Once you begin an instructional unit, assessment is key for determining your next steps, adapting or modifying learning experiences and, potentially, identifying the need to re-teach. Methods for gathering this information or data can range from peer assessments to quizzes and project updates. Assessment should occur each day in some manner and the results should always inform the next day's instruction and design, but to use the results most effectively, you need an established method for tracking assessment data. One solution is adopting one or more forms of technology, which can facilitate the gathering, analyzing, and tracking of student data, making the process much more manageable than in the past.

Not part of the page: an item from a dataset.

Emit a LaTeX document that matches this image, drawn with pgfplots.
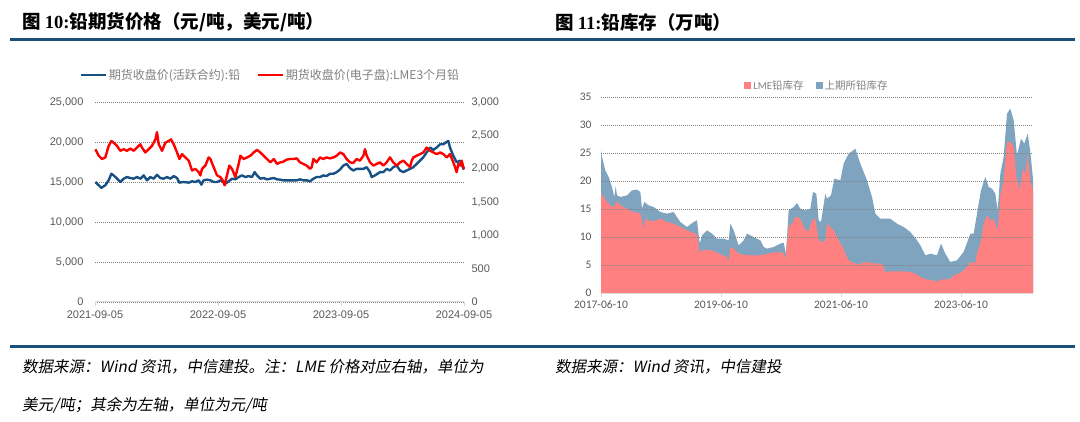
\documentclass[border=0pt]{standalone}
\usepackage{pgfplots}
\pgfplotsset{compat=1.18}
\usepackage{fontspec}
\setmainfont{Liberation Sans}
\newfontfamily\cjk{Noto Sans CJK SC}
\newfontfamily\cjkit[FakeSlant=0.18]{Noto Sans CJK SC}
\newfontfamily\tms{Liberation Serif}
\newfontfamily\calfont{Carlito}
\definecolor{rulecol}{RGB}{26,79,122}
\definecolor{shfe}{RGB}{23,80,132}
\definecolor{lme}{RGB}{255,0,0}
\definecolor{areablue}{RGB}{127,164,192}
\definecolor{areapink}{RGB}{255,128,128}
\definecolor{tickgray}{RGB}{89,89,89}
\definecolor{leggray}{RGB}{128,128,128}
\definecolor{axgray}{RGB}{217,217,217}
\definecolor{gridgray}{RGB}{130,130,130}

\pgfplotstableread{
x y
0.003 15004
0.030 14594
0.052 14266
0.084 14594
0.111 15209
0.133 16029
0.152 15824
0.179 15414
0.206 15004
0.233 15414
0.260 15619
0.287 15496
0.314 15414
0.341 15619
0.369 15414
0.396 15824
0.423 15209
0.450 15619
0.477 15414
0.504 15906
0.531 15496
0.558 15414
0.585 15619
0.613 15414
0.640 15742
0.667 15496
0.686 14922
0.721 15004
0.762 14922
0.789 15086
0.816 15004
0.843 15209
0.865 14676
0.883 15209
0.911 15291
0.938 15209
0.965 15004
0.992 15004
1.019 15209
1.046 15004
1.060 14799
1.087 15086
1.114 15414
1.141 15332
1.168 15619
1.195 15824
1.222 15619
1.249 15742
1.276 15619
1.298 16234
1.317 15824
1.344 15414
1.371 15496
1.398 15332
1.426 15414
1.453 15496
1.480 15332
1.507 15291
1.531 15209
1.558 15209
1.585 15209
1.612 15209
1.640 15209
1.667 15332
1.694 15209
1.721 15209
1.748 15086
1.775 15414
1.802 15619
1.829 15619
1.856 15824
1.883 15742
1.911 16029
1.938 16029
1.965 16234
1.992 16562
2.019 17054
2.046 17260
2.073 16726
2.100 16439
2.127 16644
2.154 16644
2.182 16644
2.209 16849
2.236 16234
2.249 15619
2.276 15824
2.317 16234
2.344 16234
2.371 16644
2.398 16439
2.425 16849
2.453 17054
2.480 16439
2.507 16234
2.534 16439
2.561 16644
2.588 16849
2.615 17260
2.642 17669
2.669 18079
2.696 18694
2.724 19309
2.751 19022
2.778 19309
2.805 19720
2.832 19720
2.859 20006
2.873 20129
2.886 19309
2.913 18284
2.940 17464
2.967 17669
2.981 17260
2.995 16644
3.000 16849
}\shfetab

\pgfplotstableread{
x y
0.003 2292
0.030 2194
0.057 2145
0.084 2169
0.111 2341
0.133 2415
0.152 2390
0.179 2341
0.206 2268
0.233 2292
0.260 2268
0.287 2302
0.314 2268
0.341 2317
0.369 2366
0.382 2317
0.409 2243
0.436 2292
0.463 2341
0.491 2440
0.504 2548
0.518 2366
0.545 2268
0.572 2390
0.599 2415
0.618 2440
0.640 2366
0.667 2243
0.686 2145
0.707 2218
0.734 2169
0.762 2120
0.789 1973
0.816 1997
0.843 1948
0.856 1899
0.870 1997
0.897 2046
0.924 2169
0.938 2145
0.965 2022
0.992 1899
1.019 1874
1.038 1825
1.054 1751
1.073 1899
1.092 2046
1.114 1997
1.141 1874
1.168 2071
1.182 2194
1.209 2145
1.236 2169
1.263 2194
1.290 2243
1.317 2282
1.344 2243
1.371 2194
1.398 2145
1.426 2095
1.453 2145
1.480 2071
1.507 2095
1.531 2105
1.558 2135
1.585 2145
1.612 2145
1.640 2154
1.667 2095
1.694 2071
1.721 2046
1.748 1997
1.762 2022
1.775 2145
1.802 2095
1.829 2169
1.856 2145
1.883 2169
1.911 2154
1.938 2169
1.965 2194
1.992 2243
2.019 2218
2.046 2145
2.073 2095
2.100 2086
2.127 2145
2.154 2120
2.182 2194
2.195 2292
2.209 2194
2.236 2095
2.263 2046
2.290 2071
2.317 2095
2.344 2046
2.371 2095
2.398 2169
2.425 2095
2.453 2046
2.480 2095
2.507 2120
2.534 2071
2.561 2022
2.575 2120
2.588 2169
2.615 2194
2.642 2218
2.669 2243
2.696 2317
2.724 2268
2.751 2243
2.778 2218
2.805 2243
2.832 2218
2.859 2169
2.886 2218
2.913 2095
2.927 2022
2.940 1948
2.954 2071
2.967 2046
2.981 2120
2.995 2022
3.000 1997
}\lmetab

\pgfplotstableread{
x y
0.000 17.74
0.044 17.14
0.100 16.25
0.156 15.65
0.211 15.36
0.239 15.83
0.267 16.43
0.322 15.65
0.378 15.36
0.433 15.06
0.489 14.64
0.544 14.46
0.600 14.35
0.656 14.17
0.683 12.98
0.711 11.49
0.739 13.27
0.794 12.98
0.878 12.80
0.989 13.27
1.100 12.68
1.211 12.38
1.322 11.79
1.433 11.19
1.544 10.71
1.600 10.48
1.644 7.02
1.683 7.62
1.767 7.74
1.878 7.50
1.989 6.90
2.100 6.43
2.128 5.54
2.156 8.21
2.211 7.92
2.294 7.02
2.378 6.85
2.489 6.73
2.656 6.73
2.767 7.02
2.878 7.20
2.989 7.32
3.044 7.02
3.072 6.13
3.128 11.79
3.183 12.38
3.239 13.57
3.294 13.57
3.350 12.68
3.406 11.19
3.461 11.07
3.517 12.98
3.572 13.27
3.628 9.40
3.683 9.11
3.739 9.40
3.767 12.38
3.822 11.79
3.878 11.19
3.933 10.00
3.989 8.81
4.033 8.21
4.072 7.02
4.128 5.83
4.211 5.36
4.322 5.06
4.350 5.36
4.406 5.54
4.489 5.36
4.600 5.24
4.683 5.24
4.739 3.75
4.822 3.87
4.933 3.87
5.044 3.87
5.156 3.75
5.239 3.45
5.322 2.86
5.433 2.38
5.544 2.26
5.600 1.96
5.656 2.38
5.822 2.50
5.878 3.15
5.989 3.57
6.072 4.35
6.156 5.54
6.239 5.36
6.267 7.02
6.333 9.40
6.378 12.38
6.433 13.87
6.489 12.98
6.544 13.27
6.611 11.19
6.656 17.44
6.711 20.12
6.767 26.96
6.822 26.96
6.878 26.07
6.922 20.71
6.978 18.33
7.033 22.20
7.072 21.31
7.111 24.58
7.156 20.12
7.200 18.33
}\lmestock

\pgfplotstableread{
x y
0.000 25.48
0.017 24.29
0.072 21.90
0.128 20.71
0.183 18.93
0.222 17.14
0.244 19.05
0.267 17.44
0.322 17.14
0.433 17.44
0.517 18.33
0.600 18.45
0.656 18.04
0.683 15.06
0.722 16.25
0.794 15.65
0.878 15.36
0.989 14.46
1.100 14.17
1.211 14.46
1.322 12.68
1.433 11.79
1.544 12.68
1.600 12.98
1.644 8.81
1.683 10.30
1.767 11.19
1.850 10.60
1.933 9.70
2.044 9.70
2.128 9.40
2.156 12.38
2.211 11.19
2.294 8.51
2.378 9.40
2.433 10.60
2.544 10.00
2.656 9.40
2.711 8.21
2.767 7.92
2.878 8.21
2.989 8.81
3.044 8.99
3.083 7.02
3.128 14.76
3.211 15.36
3.267 16.07
3.322 15.06
3.406 14.76
3.489 15.06
3.533 18.04
3.589 17.74
3.628 12.98
3.667 12.68
3.739 17.74
3.767 16.85
3.833 17.44
3.889 20.42
3.989 20.12
4.044 23.10
4.128 24.88
4.239 25.77
4.322 23.10
4.433 20.12
4.517 17.14
4.572 14.17
4.656 13.27
4.739 13.27
4.822 13.27
4.933 12.38
5.044 11.79
5.156 10.89
5.267 9.40
5.322 8.51
5.406 6.73
5.489 7.02
5.600 6.73
5.667 8.81
5.739 7.02
5.822 5.54
5.933 5.83
6.044 7.32
6.156 10.60
6.211 10.60
6.267 14.17
6.333 18.33
6.406 20.71
6.461 18.93
6.517 18.63
6.572 17.74
6.611 14.76
6.656 21.31
6.711 24.29
6.767 32.02
6.822 32.92
6.878 30.83
6.933 24.58
7.000 27.56
7.056 26.67
7.111 28.45
7.156 25.18
7.200 20.42
}\totalstock

\begin{document}
\begin{tikzpicture}[x=1pt,y=1pt]
\path[use as bounding box, fill=white] (0,0) rectangle (1080,421);

% titles
\node[anchor=west, inner sep=0] at (22,399) {\fontsize{18.5}{20}\selectfont{\cjk\bfseries 图 }{\tms\bfseries 10:}{\cjk\bfseries 铅期货价格（元/吨，美元/吨）}};
\node[anchor=west, inner sep=0] at (555,399) {\fontsize{18.5}{20}\selectfont{\cjk\bfseries 图 }{\tms\bfseries 11:}{\cjk\bfseries 铅库存（万吨）}};
\draw[rulecol, line width=3pt] (10,381) -- (1075,381);
\draw[rulecol, line width=3pt] (10,75) -- (1075,75);

% footers
\node[anchor=west, inner sep=0] at (22,54) {\fontsize{15.5}{17}\selectfont\cjkit 数据来源：Wind 资讯，中信建投。注：LME 价格对应右轴，单位为};
\node[anchor=west, inner sep=0] at (22,16) {\fontsize{15.5}{17}\selectfont\cjkit 美元/吨；其余为左轴，单位为元/吨};
\node[anchor=west, inner sep=0] at (555,54) {\fontsize{15.5}{17}\selectfont\cjkit 数据来源：Wind 资讯，中信建投};

% left chart, left axis
\begin{axis}[
  at={(95pt,119pt)}, anchor=south west,
  width=369pt, height=200pt, scale only axis,
  xmin=0, xmax=3, ymin=0, ymax=25000,
  axis x line*=bottom, axis y line*=left,
  x axis line style={draw=axgray, line width=1pt, -},
  y axis line style={draw=none},
  xtick={0,1,2,3},
  xticklabels={2021-09-05,2022-09-05,2023-09-05,2024-09-05},
  ytick={0,5000,10000,15000,20000,25000},
  scaled y ticks=false,
  /pgf/number format/.cd, 1000 sep={,}, assume math mode=true,
  /pgfplots/.cd,
  ymajorgrids,
  major grid style={draw=gridgray, line width=0.6pt, dash pattern=on 1pt off 1pt},
  tick align=outside, major tick length=4pt,
  xtick style={draw=axgray, line width=0.8pt},
  ytick style={draw=none},
  tick label style={font=\fontsize{11}{12}\selectfont, text=tickgray},
  yticklabel style={xshift=-4pt},
  xticklabel style={yshift=-1pt},
  clip=false,
]
\addplot[shfe, line width=2.4pt, line join=round] table[x=x,y=y] {\shfetab};
\end{axis}

% left chart, right axis
\begin{axis}[
  at={(95pt,119pt)}, anchor=south west,
  width=369pt, height=200pt, scale only axis,
  xmin=0, xmax=3, ymin=0, ymax=3000,
  axis y line*=right, hide x axis,
  y axis line style={draw=none},
  ytick={0,500,1000,1500,2000,2500,3000},
  scaled y ticks=false,
  /pgf/number format/.cd, 1000 sep={,}, assume math mode=true,
  /pgfplots/.cd,
  ytick style={draw=none},
  tick label style={font=\fontsize{11}{12}\selectfont, text=tickgray},
  yticklabel style={xshift=4pt},
  legend columns=2,
  legend style={at={(0.475,1)}, anchor=south, yshift=17pt, draw=none, fill=none,
    font=\cjk\fontsize{12}{13}\selectfont, text=leggray,
    /tikz/every even column/.append style={column sep=14pt}},
  legend image code/.code={\draw[#1, line width=2.5pt] (0pt,0pt) -- (25pt,0pt);},
  clip=false,
]
\addlegendimage{shfe}
\addlegendentry{期货收盘价(活跃合约):铅}
\addplot[lme, line width=2.4pt, line join=round] table[x=x,y=y] {\lmetab};
\addlegendentry{期货收盘价(电子盘):LME3个月铅}
\end{axis}

% right chart
\begin{axis}[
  at={(601pt,128pt)}, anchor=south west,
  width=432pt, height=196pt, scale only axis,
  xmin=0, xmax=7.2, ymin=0, ymax=35,
  axis x line*=bottom, axis y line*=left,
  x axis line style={draw=axgray, line width=1pt, -},
  y axis line style={draw=none},
  xtick={0,2,4,6},
  xticklabels={2017-06-10,2019-06-10,2021-06-10,2023-06-10},
  ytick={0,5,10,15,20,25,30,35},
  /pgf/number format/assume math mode=true,
  ymajorgrids,
  major grid style={draw=gridgray, line width=0.6pt, dash pattern=on 1pt off 1pt},
  axis on top,
  tick align=outside, major tick length=4pt,
  xtick style={draw=axgray, line width=0.8pt},
  ytick style={draw=none},
  tick label style={font=\calfont\fontsize{11.5}{12}\selectfont, text=tickgray},
  yticklabel style={xshift=-2pt},
  legend columns=2,
  legend style={at={(0.5,1)}, anchor=south, yshift=2pt, draw=none, fill=none,
    font=\cjk\fontsize{10.5}{12}\selectfont, text=leggray,
    /tikz/every even column/.append style={column sep=10pt}},
  legend image code/.code={\fill[#1] (0pt,-3.5pt) rectangle (7pt,3.5pt);},
]
\addplot[fill=areablue, draw=none, forget plot] table[x=x,y=y] {\totalstock} \closedcycle;
\addplot[fill=areapink, draw=none] table[x=x,y=y] {\lmestock} \closedcycle;
\addlegendentry{{\calfont LME}铅库存}
\addlegendimage{fill=areablue, draw=none}
\addlegendentry{上期所铅库存}
\end{axis}
\end{tikzpicture}
\end{document}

A good resource for using technology in a physical education setting is Chapter 8 in National Standards & Grade-Level Outcomes for K-12 Physical Education (SHAPE America, 2014).


The final purpose of assessment is to inform your teaching. Throughout the unit of instruction, you use informal and formal assessments to make decisions about your instruction. At the end of a unit of instruction, you must review the information or data from these assessments to determine strengths and challenges for student learning. Based on a summative assessment, you can determine what skills and knowledge students have mastered and what you will need to review or repeat. You also can use data to determine what worked best during the unit of instruction and what you might need to change in the future. Assessment data allow you to self-evaluate your teaching effectiveness based on the performance of your students. Assessment and instruction are inseparable in the planning and teaching process.


While assessment data often are used for determining grades, grades and assessments have different purposes. The goal of grading is to evaluate individual students' learning and performance based on indirect and direct measures. For example, a range of indirect measures, such as attendance, participation and effort, often have been part of the grading process. While those constructs are important, they are not direct measures of learning. Paul Dressell from the Michigan State University describes a grade "as an inadequate report of an imprecise judgment of a biased and variable judge of the extent to which a student has attained an undefined level of mastery of an unknown proportion of an indefinite amount of materials" (Miller, Imrie & Cox, 1998, p. 24). While grading can play a role in assessment, assessment is a much broader measure of student learning and includes many ungraded measures, such as worksheets, discussion and concept maps. A grade is one data point, not linked to any particular learning outcome, and it does not allow for any systematic examination of learning. A matrix of assessments (formal and informal) allows you to examine data to determine learning patterns and guide instructional decision-making.